Dark mornings are a feature of a British winter of course, but in Iceland at this time of year it doesn’t really get light until after ten thirty and that takes some getting used to. You can wake up, have a lie in, then get breakfast, and its still dark! This morning though the milky blue dawn revealed a perfectly clear sky and the prospect that we might even see the sun for the first time here. We packed up and made off through Reykjavik’s silent grey streets, heading for the airport. Our day snowed-in at Hengill meant we didn’t see as much of the city as we would have liked – the Cathedral tower will have to remain unclimbed (by us anyway). As we drove out through the snow-covered lava fields, the sun hid behind the hills, casting a glow over the low clouds offshore before finally climbing above the horizon, impossibly bright. We pulled off the road before the airport to go to the Blue Lagoon, a small lake full of mineral rich water which was giving off clouds of steam ahead of us.
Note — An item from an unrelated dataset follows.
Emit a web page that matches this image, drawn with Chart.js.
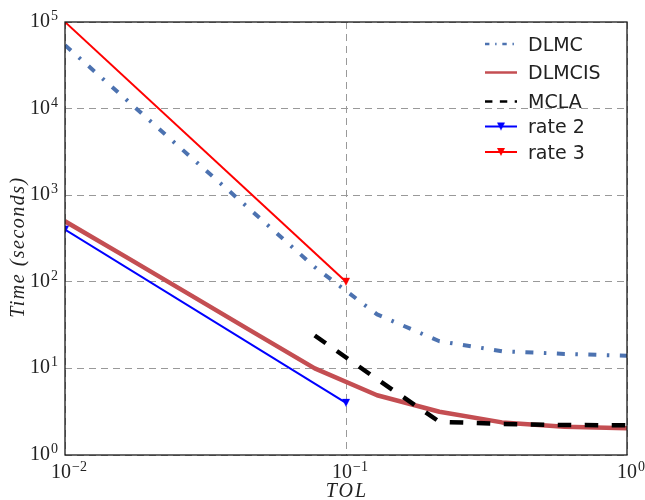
<!DOCTYPE html>
<html>
<head>
<meta charset="utf-8">
<title>Time vs TOL</title>
<script src="https://cdn.jsdelivr.net/npm/chart.js@4.4.0/dist/chart.umd.min.js"></script>
<style>
  body { margin: 0; background: #fff; }
  #wrap { width: 645px; height: 500px; }
</style>
</head>
<body>
<div id="wrap"><canvas id="chart" width="645" height="500"></canvas></div>
<script>
// tolerances (log spaced, 1e-2 .. 1) and run times in seconds
var tol = [0.01, 0.0167, 0.0278, 0.0464, 0.0774, 0.129, 0.215, 0.359, 0.599, 1.0];
var dlmcTime = [54000, 12300, 2820, 650, 148, 42, 20.6, 15.8, 14.7, 14.0];
var dlmcisTime = [500, 189, 71, 26.6, 10, 4.9, 3.16, 2.38, 2.12, 2.03];
var mclaTime = [null, null, null, null, 24, 7.5, 2.42, 2.28, 2.22, 2.2];

// reference slopes
var rateTol = [0.01, 0.1];
var rate2Time = [400, 4];
var rate3Time = [100000, 100];

var xTicks = [0.01, 0.1, 1];
var yTicks = [1, 10, 100, 1000, 10000, 100000];

var serif = '"Liberation Serif", "DejaVu Serif", serif';
var textColor = '#222222';

function toPoints(xs, ys) {
	var pts = [];
	for (var i = 0; i < xs.length; i++) {
		if (ys[i] !== null) pts.push({x: xs[i], y: ys[i]});
	}
	return pts;
}

// downward triangle marker
function makeTriangle(color) {
	var c = document.createElement('canvas');
	c.width = 10;
	c.height = 10;
	var g = c.getContext('2d');
	g.fillStyle = color;
	g.beginPath();
	g.moveTo(1, 1);
	g.lineTo(9, 1);
	g.lineTo(5, 9);
	g.closePath();
	g.fill();
	return c;
}

var blueTri = makeTriangle('#0000ff');
var redTri = makeTriangle('#ff0000');

// "10" with a superscript exponent
function drawPower(ctx, value, x, y, align) {
	var exp = Math.round(Math.log10(value));
	var expText = exp < 0 ? '\u2212' + (-exp) : String(exp);
	ctx.font = '20px ' + serif;
	var wBase = ctx.measureText('10').width;
	ctx.font = '14px ' + serif;
	var wExp = ctx.measureText(expText).width;
	var total = wBase + 1 + wExp;
	var left = align === 'right' ? x - total : x - total / 2;
	ctx.textAlign = 'left';
	ctx.textBaseline = 'alphabetic';
	ctx.font = '20px ' + serif;
	ctx.fillText('10', left, y);
	ctx.font = '14px ' + serif;
	ctx.fillText(expText, left + wBase + 1, y - 7);
}

var legendRows = [44, 72.5, 101.5, 126.5, 152];

var decorations = {
	id: 'decorations',
	afterDatasetsDraw: function(chart) {
		var ctx = chart.ctx, a = chart.chartArea;
		ctx.save();
		ctx.strokeStyle = '#1a1a1a';
		ctx.lineWidth = 1.3;
		ctx.strokeRect(a.left, a.top, a.right - a.left, a.bottom - a.top);
		ctx.restore();
	},
	afterDraw: function(chart) {
		var ctx = chart.ctx;
		var xs = chart.scales.x, ys = chart.scales.y;
		ctx.save();
		ctx.fillStyle = textColor;

		// tick labels
		yTicks.forEach(function(v) {
			drawPower(ctx, v, 58, ys.getPixelForValue(v) + 5, 'right');
		});
		xTicks.forEach(function(v) {
			drawPower(ctx, v, xs.getPixelForValue(v) + 4, 478, 'center');
		});

		// axis titles
		ctx.font = 'italic 20px ' + serif;
		ctx.letterSpacing = '2px';
		ctx.textAlign = 'center';
		ctx.textBaseline = 'alphabetic';
		ctx.fillText('TOL', 347, 497);

		ctx.save();
		ctx.translate(24, 247);
		ctx.rotate(-Math.PI / 2);
		ctx.letterSpacing = '1.5px';
		ctx.fillText('Time (seconds)', 0, 0);
		ctx.restore();
		ctx.letterSpacing = '0px';

		// legend
		var x0 = 485, x1 = 517;
		chart.data.datasets.forEach(function(ds, i) {
			var y = legendRows[i];
			ctx.save();
			ctx.strokeStyle = ds.borderColor;
			ctx.lineWidth = Math.min(ds.borderWidth, 2.5);
			ctx.setLineDash((ds.borderDash || []).map(function(d) { return d * 0.55; }));
			ctx.beginPath();
			ctx.moveTo(x0, y);
			ctx.lineTo(x1, y);
			ctx.stroke();
			ctx.restore();
			if (ds.pointStyle instanceof HTMLCanvasElement) {
				ctx.drawImage(ds.pointStyle, (x0 + x1) / 2 - 5, y - 5);
			}
			ctx.font = '19px "DejaVu Sans", sans-serif';
			ctx.textAlign = 'left';
			ctx.textBaseline = 'alphabetic';
			ctx.fillStyle = textColor;
			ctx.fillText(ds.label, 528, y + 6.5);
		});
		ctx.restore();
	}
};

function decades(list) {
	return function(scale) {
		scale.ticks = list.map(function(v) { return {value: v}; });
	};
}

var ctxChart = document.getElementById('chart').getContext('2d');

new Chart(ctxChart, {
	type: 'line',
	data: {
		datasets: [{
			label: 'DLMC',
			data: toPoints(tol, dlmcTime),
			borderColor: '#4c72b0',
			borderWidth: 4,
			borderDash: [8, 10.5, 2.5, 10.5],
			pointRadius: 0,
			order: 5
		}, {
			label: 'DLMCIS',
			data: toPoints(tol, dlmcisTime),
			borderColor: '#c44e52',
			borderWidth: 4.5,
			pointRadius: 0,
			order: 4
		}, {
			label: 'MCLA',
			data: toPoints(tol, mclaTime),
			borderColor: '#000000',
			borderWidth: 4.5,
			borderDash: [13.5, 13.5],
			pointRadius: 0,
			order: 3
		}, {
			label: 'rate 2',
			data: toPoints(rateTol, rate2Time),
			borderColor: '#0000ff',
			borderWidth: 2,
			pointStyle: blueTri,
			pointRadius: 5,
			order: 2
		}, {
			label: 'rate 3',
			data: toPoints(rateTol, rate3Time),
			borderColor: '#ff0000',
			borderWidth: 2,
			pointStyle: redTri,
			pointRadius: 5,
			order: 1
		}]
	},
	options: {
		responsive: false,
		animation: false,
		devicePixelRatio: 1,
		layout: {padding: {top: 22, right: 18, left: 0, bottom: 0}},
		elements: {line: {tension: 0, borderCapStyle: 'butt', borderJoinStyle: 'round'}},
		plugins: {
			legend: {display: false},
			tooltip: {enabled: false}
		},
		scales: {
			x: {
				type: 'logarithmic',
				min: 0.01,
				max: 1,
				afterBuildTicks: decades(xTicks),
				afterFit: function(scale) { scale.height = 45; },
				ticks: {display: false},
				grid: {color: '#999999', lineWidth: 1, drawTicks: false},
				border: {display: false, dash: [7, 5]}
			},
			y: {
				type: 'logarithmic',
				min: 1,
				max: 100000,
				afterBuildTicks: decades(yTicks),
				afterFit: function(scale) { scale.width = 65; },
				ticks: {display: false},
				grid: {color: '#999999', lineWidth: 1, drawTicks: false},
				border: {display: false, dash: [7, 5]}
			}
		}
	},
	plugins: [decorations]
});
</script>
</body>
</html>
Its not quite the natural wonder that it appears to be. The water is pumped from a mile underground and then used at the nearby geothermal power station before being pumped into an artificial lava lake-bed which forms the Blue Lagoon. Not that there was any mention of that on the signs outside which talked a lot about the natural healing properties of the water, but you can forgive them for that. “Come and bathe in power station-outflow” isn’t perhaps the ideal way of pulling in the punters. It is though, a lovely experience.
The water is warm and a cloudy blue. It was -6C when we were there and the clouds of steam made it impossible to see from one side top the other. P and I smothered ourselves in the white silicate mud and were instantly ten years younger. Tom, who hasn’t got ten years to lose gave the mud a wide berth. He liked the lava cave though and it was all slightly surreal. It was very relaxing too and we left feeling that we had warmed up our inner cores and taken a few lines off as well!
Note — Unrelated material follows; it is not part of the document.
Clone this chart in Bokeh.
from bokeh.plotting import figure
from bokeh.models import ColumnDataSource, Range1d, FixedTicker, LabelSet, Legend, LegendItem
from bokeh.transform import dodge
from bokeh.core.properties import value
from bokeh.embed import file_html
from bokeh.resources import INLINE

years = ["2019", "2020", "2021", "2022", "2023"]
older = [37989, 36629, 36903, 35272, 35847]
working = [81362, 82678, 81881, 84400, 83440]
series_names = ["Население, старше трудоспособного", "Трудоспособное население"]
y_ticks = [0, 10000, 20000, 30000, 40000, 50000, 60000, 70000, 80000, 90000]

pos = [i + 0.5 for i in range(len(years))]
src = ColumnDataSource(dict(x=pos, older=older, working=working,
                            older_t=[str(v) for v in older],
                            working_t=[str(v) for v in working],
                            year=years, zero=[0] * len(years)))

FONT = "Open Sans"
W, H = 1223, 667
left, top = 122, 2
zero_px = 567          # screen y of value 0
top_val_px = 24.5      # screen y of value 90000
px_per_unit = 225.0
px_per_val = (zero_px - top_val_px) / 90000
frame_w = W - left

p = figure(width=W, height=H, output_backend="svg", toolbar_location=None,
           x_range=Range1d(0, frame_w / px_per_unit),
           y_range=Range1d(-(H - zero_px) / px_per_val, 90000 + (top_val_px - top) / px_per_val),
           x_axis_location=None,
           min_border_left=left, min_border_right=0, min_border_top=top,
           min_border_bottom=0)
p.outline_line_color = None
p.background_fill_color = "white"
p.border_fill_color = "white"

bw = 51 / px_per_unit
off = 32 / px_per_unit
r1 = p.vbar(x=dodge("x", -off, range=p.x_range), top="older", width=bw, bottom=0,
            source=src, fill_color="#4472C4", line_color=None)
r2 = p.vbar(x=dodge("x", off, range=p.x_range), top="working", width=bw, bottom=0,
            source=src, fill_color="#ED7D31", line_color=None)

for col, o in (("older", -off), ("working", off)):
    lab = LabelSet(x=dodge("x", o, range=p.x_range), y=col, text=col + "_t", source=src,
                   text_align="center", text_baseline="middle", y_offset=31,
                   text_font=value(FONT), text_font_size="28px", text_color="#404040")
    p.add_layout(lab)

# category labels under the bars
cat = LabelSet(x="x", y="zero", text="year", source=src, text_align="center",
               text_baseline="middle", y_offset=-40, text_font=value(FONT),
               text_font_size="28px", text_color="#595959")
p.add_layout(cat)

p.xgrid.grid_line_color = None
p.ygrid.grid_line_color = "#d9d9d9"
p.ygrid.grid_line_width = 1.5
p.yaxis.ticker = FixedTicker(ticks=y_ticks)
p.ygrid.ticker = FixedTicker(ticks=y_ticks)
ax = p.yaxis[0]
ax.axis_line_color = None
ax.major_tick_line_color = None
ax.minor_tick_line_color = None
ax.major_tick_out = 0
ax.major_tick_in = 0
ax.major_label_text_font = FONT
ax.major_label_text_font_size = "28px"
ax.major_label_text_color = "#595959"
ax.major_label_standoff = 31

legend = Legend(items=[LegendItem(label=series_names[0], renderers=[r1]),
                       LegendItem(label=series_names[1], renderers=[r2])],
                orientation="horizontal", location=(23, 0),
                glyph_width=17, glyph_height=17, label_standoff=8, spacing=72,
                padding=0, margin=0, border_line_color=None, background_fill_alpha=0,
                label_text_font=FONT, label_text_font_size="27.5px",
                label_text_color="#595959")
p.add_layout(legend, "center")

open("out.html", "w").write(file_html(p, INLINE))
From the observation deck we enjoyed our last big views across icy Iceland before making for the airport. Even at midday the sun was only just above the horizon so it never really feels like anything more than early morning, until the light slowly begins to fade and twilight settles over everything.
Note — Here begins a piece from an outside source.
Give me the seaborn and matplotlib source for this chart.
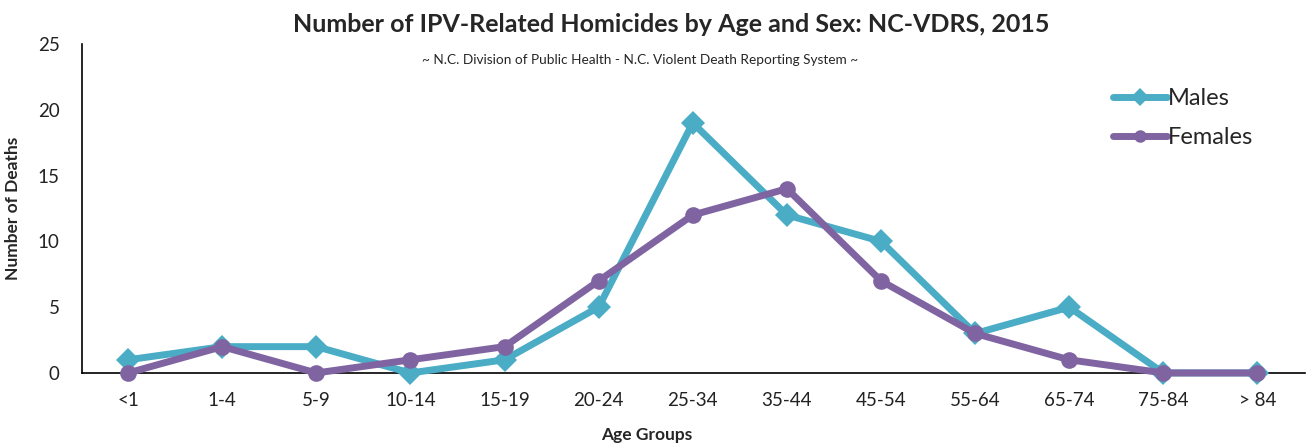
import matplotlib
matplotlib.use("Agg")
import matplotlib.pyplot as plt
import pandas as pd
import seaborn as sns

age_groups = ["<1", "1-4", "5-9", "10-14", "15-19", "20-24", "25-34",
              "35-44", "45-54", "55-64", "65-74", "75-84", "> 84"]
males = [1, 2, 2, 0, 1, 5, 19, 12, 10, 3, 5, 0, 0]
females = [0, 2, 0, 1, 2, 7, 12, 14, 7, 3, 1, 0, 0]

df = pd.DataFrame({
    "age": age_groups * 2,
    "pos": list(range(len(age_groups))) * 2,
    "deaths": males + females,
    "sex": ["Males"] * len(males) + ["Females"] * len(females),
})

sns.set_theme(style="white")
plt.rcParams["font.family"] = ["Lato", "DejaVu Sans"]

fig = plt.figure(figsize=(13.09, 4.44), dpi=100)
ax = fig.add_axes([0.0626, 0.16, 0.934, 0.741])

palette = {"Males": "#4BACC6", "Females": "#8064A2"}
sns.lineplot(data=df, x="pos", y="deaths", hue="sex", style="sex",
             markers={"Males": "D", "Females": "o"}, dashes=False,
             palette=palette, linewidth=5, markersize=12,
             markeredgewidth=0, ax=ax)
# markers sitting on zero should not be cut by the axis
for ln in ax.lines:
    ln.set_clip_on(False)
    ln.set_zorder(3)

ax.set_xlim(-0.49, 12.5)
ax.set_ylim(0, 25)
ax.set_yticks(range(0, 26, 5))
ax.set_xticks(range(len(age_groups)))
ax.set_xticklabels(age_groups)
ax.tick_params(axis="both", labelsize=13.5, length=0, colors="#222222")
ax.tick_params(axis="x", pad=14)
ax.tick_params(axis="y", pad=16)

for side in ["top", "right"]:
    ax.spines[side].set_visible(False)
for side in ["left", "bottom"]:
    ax.spines[side].set_color("black")
    ax.spines[side].set_linewidth(1.2)
    ax.spines[side].set_zorder(2)

ax.set_xlabel("Age Groups", fontsize=12.5, fontweight="bold")
ax.set_ylabel("Number of Deaths", fontsize=12.5, fontweight="bold", labelpad=12)
ax.xaxis.set_label_coords(0.462, -0.163)

fig.text(0.513, 0.945, "Number of IPV-Related Homicides by Age and Sex: NC-VDRS, 2015",
         ha="center", va="center", fontsize=18, fontweight="bold")
fig.text(0.489, 0.865, "~ N.C. Division of Public Health - N.C. Violent Death Reporting System ~",
         ha="center", va="center", fontsize=9.8)

leg = ax.legend(loc="upper right", bbox_to_anchor=(0.975, 0.93), frameon=False,
                fontsize=17, handlelength=2.3, handletextpad=0.0, labelspacing=0.75)
for h in leg.legend_handles:
    h.set_linewidth(5)
    h.set_markersize(9)

fig.savefig("out.png", dpi=100)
We never did see the Northern Lights in the end, although we had our fingers crossed right until the last minute at the airport where it was still cold crisp and clear – the perfect conditions apparently. But, not quite, according to the lady at the cafe at our gate who told a couple of disappointed English tourists that it wasn’t NEARLY cold enough to see the Northern Lights yet. Maybe we will have to come back again. It was a lovely few days and left us hankering for more.